Undetected changes in visible stimuli influence subsequent decisions

Document Type: 
Article
Article Type: 
Experimental
Disciplines: 
Psychology
Topics: 
Unconscious States Processing
Keywords: 
change blindness, change detection, implicit change detection, consciousness, awareness, visual memory, confidence judgements
Deposited by: 
Dr Axel Cleeremans
Date of Issue: 
2006
Authors: 
Cédric Laloyaux, Christel Devue, Stéphane Doyen, Elodie David, Axel Cleeremans
Journal/Publication Title: 
Consciousness and Cognition
Volume: 
in press
Abstract: 
Change blindness—our inability to detect changes in a stimulus—occurs even when the change takes place gradually, without any disruption (Simons et al., 2000).

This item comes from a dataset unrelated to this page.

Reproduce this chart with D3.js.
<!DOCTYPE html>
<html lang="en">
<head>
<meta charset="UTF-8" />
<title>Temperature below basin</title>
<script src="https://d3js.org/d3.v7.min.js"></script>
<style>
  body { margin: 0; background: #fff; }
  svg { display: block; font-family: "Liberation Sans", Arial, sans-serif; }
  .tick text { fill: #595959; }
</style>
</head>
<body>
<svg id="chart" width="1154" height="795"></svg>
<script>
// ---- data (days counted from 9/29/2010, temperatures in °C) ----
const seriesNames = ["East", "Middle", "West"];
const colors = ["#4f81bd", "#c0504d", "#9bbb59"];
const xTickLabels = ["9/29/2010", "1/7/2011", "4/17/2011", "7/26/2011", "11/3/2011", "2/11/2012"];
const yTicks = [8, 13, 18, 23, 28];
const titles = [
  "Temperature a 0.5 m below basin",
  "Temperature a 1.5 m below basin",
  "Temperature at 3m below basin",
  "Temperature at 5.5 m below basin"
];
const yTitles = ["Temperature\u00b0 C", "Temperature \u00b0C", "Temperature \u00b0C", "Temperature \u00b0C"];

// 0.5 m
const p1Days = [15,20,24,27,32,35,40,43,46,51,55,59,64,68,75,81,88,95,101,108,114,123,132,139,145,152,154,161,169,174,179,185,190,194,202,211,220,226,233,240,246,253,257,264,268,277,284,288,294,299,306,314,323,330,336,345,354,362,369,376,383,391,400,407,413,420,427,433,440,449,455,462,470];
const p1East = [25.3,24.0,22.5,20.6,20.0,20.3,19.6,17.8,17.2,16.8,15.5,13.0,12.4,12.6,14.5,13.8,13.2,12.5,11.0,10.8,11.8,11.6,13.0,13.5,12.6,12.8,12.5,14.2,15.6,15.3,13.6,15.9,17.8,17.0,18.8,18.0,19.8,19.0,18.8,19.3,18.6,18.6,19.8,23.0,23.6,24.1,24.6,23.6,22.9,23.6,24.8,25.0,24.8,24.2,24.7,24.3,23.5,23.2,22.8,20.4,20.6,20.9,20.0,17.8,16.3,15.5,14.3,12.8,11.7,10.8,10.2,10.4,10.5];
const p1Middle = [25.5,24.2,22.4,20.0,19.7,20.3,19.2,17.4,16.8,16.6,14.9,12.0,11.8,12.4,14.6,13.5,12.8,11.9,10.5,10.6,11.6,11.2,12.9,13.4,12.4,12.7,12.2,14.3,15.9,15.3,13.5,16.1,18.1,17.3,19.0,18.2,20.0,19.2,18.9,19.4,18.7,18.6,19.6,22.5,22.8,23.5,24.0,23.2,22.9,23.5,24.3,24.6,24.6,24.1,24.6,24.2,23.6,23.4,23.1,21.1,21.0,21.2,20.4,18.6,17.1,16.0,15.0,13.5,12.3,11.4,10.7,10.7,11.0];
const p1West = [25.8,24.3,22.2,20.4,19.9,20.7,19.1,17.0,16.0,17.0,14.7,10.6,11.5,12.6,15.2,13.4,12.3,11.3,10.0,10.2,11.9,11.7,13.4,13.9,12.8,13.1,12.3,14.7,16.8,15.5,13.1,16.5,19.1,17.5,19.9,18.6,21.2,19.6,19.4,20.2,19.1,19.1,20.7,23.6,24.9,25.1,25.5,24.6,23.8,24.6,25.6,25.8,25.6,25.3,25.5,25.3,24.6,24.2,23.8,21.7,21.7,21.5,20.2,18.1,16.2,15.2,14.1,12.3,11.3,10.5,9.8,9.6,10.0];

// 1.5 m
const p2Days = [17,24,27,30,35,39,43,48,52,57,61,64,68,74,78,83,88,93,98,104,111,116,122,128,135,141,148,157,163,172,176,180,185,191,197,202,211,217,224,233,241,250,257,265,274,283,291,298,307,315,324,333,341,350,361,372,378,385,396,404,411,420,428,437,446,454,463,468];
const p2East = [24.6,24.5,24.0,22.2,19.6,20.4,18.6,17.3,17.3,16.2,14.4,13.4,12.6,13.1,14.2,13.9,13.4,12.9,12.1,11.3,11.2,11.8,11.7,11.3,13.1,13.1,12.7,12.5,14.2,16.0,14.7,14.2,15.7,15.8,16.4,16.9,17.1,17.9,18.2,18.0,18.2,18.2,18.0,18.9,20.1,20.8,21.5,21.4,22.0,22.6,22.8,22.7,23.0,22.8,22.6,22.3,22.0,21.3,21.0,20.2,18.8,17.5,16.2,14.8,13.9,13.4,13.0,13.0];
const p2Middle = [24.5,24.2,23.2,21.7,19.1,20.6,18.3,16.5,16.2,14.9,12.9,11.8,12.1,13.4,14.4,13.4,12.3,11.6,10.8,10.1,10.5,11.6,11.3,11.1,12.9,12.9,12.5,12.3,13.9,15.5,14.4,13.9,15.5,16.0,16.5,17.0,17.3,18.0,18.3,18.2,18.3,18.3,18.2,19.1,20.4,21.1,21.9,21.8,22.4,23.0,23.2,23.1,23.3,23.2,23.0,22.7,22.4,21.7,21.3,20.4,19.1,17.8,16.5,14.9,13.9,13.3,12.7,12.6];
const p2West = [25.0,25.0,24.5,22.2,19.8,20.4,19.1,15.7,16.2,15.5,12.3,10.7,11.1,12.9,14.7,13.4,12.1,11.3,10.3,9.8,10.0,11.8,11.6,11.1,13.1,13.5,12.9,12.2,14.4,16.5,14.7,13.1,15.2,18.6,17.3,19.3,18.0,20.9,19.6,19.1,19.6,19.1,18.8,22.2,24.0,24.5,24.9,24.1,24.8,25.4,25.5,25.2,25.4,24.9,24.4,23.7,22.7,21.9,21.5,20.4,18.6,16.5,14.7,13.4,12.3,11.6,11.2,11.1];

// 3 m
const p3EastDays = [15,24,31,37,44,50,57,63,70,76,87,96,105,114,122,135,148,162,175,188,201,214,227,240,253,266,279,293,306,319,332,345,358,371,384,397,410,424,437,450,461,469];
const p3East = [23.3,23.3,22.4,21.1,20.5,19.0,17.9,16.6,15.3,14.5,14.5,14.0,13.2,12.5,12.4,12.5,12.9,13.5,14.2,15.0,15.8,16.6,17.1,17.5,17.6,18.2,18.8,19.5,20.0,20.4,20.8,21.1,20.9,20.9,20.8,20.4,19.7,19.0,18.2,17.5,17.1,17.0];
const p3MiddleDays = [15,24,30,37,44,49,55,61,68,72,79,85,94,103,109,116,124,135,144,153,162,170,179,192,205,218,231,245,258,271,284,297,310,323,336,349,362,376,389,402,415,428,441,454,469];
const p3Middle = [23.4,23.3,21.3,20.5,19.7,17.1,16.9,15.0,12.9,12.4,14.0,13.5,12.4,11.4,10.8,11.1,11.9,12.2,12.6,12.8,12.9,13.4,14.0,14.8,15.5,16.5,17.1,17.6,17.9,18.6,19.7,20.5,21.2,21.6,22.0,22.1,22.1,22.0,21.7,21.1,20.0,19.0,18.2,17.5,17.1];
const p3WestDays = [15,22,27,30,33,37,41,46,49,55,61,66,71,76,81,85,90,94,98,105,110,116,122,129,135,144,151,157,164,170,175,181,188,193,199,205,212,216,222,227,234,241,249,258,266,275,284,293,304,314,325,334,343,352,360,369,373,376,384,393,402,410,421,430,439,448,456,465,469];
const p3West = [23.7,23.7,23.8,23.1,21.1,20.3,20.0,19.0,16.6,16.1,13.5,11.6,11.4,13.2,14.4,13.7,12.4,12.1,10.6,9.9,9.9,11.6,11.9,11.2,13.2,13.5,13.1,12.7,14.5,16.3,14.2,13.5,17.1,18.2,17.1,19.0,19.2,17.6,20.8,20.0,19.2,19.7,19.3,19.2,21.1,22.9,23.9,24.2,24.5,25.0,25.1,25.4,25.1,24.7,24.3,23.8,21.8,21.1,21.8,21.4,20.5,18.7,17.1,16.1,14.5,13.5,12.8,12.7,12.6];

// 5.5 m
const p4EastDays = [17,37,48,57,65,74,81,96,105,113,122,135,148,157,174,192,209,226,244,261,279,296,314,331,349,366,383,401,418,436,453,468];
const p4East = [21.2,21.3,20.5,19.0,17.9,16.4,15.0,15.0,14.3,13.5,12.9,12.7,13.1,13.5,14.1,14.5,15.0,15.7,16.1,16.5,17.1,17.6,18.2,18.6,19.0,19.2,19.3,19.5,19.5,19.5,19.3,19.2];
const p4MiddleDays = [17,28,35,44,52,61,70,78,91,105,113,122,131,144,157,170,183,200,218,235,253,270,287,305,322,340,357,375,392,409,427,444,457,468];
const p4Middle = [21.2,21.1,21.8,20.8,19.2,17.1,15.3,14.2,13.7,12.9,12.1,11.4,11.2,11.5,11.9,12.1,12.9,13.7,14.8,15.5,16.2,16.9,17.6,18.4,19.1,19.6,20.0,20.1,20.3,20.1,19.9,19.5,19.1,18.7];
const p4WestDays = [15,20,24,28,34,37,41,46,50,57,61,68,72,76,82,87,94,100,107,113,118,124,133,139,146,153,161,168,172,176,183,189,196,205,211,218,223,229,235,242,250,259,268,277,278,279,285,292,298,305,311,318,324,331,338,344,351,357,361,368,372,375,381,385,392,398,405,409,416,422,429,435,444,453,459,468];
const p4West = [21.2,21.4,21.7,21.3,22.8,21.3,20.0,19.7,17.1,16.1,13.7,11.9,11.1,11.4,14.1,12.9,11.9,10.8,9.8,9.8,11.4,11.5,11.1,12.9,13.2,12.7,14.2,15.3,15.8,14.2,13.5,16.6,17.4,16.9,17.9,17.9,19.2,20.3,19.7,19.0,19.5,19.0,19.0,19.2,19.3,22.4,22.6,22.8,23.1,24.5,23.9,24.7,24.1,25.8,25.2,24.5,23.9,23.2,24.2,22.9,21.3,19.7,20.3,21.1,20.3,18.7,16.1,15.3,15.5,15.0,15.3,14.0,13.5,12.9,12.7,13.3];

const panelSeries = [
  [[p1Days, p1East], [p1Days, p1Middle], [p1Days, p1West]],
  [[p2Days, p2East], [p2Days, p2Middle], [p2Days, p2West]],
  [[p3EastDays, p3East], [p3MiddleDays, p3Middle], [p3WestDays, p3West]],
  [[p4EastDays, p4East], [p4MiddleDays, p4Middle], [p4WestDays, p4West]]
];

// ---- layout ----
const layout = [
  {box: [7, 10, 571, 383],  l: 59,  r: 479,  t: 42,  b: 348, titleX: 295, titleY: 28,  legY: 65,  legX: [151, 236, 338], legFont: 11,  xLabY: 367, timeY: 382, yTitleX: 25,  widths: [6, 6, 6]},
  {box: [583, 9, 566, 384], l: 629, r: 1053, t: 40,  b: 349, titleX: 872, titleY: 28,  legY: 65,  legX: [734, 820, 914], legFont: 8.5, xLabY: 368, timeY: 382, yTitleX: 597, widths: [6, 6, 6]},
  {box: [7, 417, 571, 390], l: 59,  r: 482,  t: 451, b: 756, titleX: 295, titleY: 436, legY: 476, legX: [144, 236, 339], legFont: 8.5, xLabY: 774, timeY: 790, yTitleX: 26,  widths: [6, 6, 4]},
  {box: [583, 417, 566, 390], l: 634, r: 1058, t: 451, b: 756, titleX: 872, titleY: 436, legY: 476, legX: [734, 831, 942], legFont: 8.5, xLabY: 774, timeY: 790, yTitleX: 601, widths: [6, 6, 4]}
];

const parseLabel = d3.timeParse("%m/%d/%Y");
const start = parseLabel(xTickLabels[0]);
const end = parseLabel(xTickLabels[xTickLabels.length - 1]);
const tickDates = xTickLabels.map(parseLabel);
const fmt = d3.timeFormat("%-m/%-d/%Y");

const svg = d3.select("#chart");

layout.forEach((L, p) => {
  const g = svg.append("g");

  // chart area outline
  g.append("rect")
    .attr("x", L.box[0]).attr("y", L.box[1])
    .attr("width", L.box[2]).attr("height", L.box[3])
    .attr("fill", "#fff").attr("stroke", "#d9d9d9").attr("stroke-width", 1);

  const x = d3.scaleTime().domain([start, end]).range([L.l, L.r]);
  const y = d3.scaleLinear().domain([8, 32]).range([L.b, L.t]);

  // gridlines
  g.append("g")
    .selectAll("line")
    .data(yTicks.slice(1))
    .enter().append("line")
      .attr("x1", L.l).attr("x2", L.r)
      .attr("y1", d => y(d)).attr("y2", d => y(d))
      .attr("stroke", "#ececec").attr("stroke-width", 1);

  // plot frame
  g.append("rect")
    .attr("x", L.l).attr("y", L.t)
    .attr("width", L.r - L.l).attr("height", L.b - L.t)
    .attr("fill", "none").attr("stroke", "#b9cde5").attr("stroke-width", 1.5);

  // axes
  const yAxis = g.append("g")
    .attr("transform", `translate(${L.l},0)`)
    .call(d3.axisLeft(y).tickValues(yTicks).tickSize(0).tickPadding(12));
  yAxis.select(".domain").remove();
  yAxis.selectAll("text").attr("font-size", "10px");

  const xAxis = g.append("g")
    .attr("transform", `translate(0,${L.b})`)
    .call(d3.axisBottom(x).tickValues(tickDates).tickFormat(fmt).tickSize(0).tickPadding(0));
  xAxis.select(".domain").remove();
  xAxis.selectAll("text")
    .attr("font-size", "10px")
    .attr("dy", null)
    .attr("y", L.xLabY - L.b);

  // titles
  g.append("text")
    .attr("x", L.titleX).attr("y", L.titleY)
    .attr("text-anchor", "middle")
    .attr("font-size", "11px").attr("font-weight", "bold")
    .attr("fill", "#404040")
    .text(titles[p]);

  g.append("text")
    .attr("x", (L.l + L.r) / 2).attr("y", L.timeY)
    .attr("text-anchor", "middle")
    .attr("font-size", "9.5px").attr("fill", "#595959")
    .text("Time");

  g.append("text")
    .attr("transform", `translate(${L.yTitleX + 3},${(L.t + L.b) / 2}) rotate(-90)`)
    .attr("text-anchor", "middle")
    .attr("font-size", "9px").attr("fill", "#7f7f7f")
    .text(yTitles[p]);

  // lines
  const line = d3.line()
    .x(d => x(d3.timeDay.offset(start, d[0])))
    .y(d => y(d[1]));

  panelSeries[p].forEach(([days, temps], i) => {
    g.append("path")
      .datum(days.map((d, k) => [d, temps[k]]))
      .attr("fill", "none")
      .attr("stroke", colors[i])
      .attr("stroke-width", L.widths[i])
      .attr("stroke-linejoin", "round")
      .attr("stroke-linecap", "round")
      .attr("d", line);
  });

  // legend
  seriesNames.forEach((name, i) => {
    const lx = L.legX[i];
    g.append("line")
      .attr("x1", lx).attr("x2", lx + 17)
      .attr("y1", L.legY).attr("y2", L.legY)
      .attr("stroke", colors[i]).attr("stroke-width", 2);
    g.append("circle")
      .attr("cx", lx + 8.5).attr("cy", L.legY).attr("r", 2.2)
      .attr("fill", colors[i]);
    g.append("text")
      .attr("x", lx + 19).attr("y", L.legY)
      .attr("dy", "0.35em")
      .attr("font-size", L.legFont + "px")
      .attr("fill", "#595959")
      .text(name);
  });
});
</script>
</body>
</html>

Such gradual changes are more difficult to detect than changes that involve a disruption. Using this method, David et al. (in press) recently showed substantial blindness to changes that involve facial expressions of emotion. In this experiment, we show that people who failed to detect any change in the displays were (1) nevertheless influenced by the changing information in subsequent recognition decisions about which facial expression they had seen, and (2) that their confidence in their decisions was lower after exposure to changing vs. static displays. The findings therefore support the notion that undetected changes that occur in highly salient stimuli may be causally efficacious and influence subsequent behaviour. Implications concerning the nature of the representations associated with undetected changes are discussed.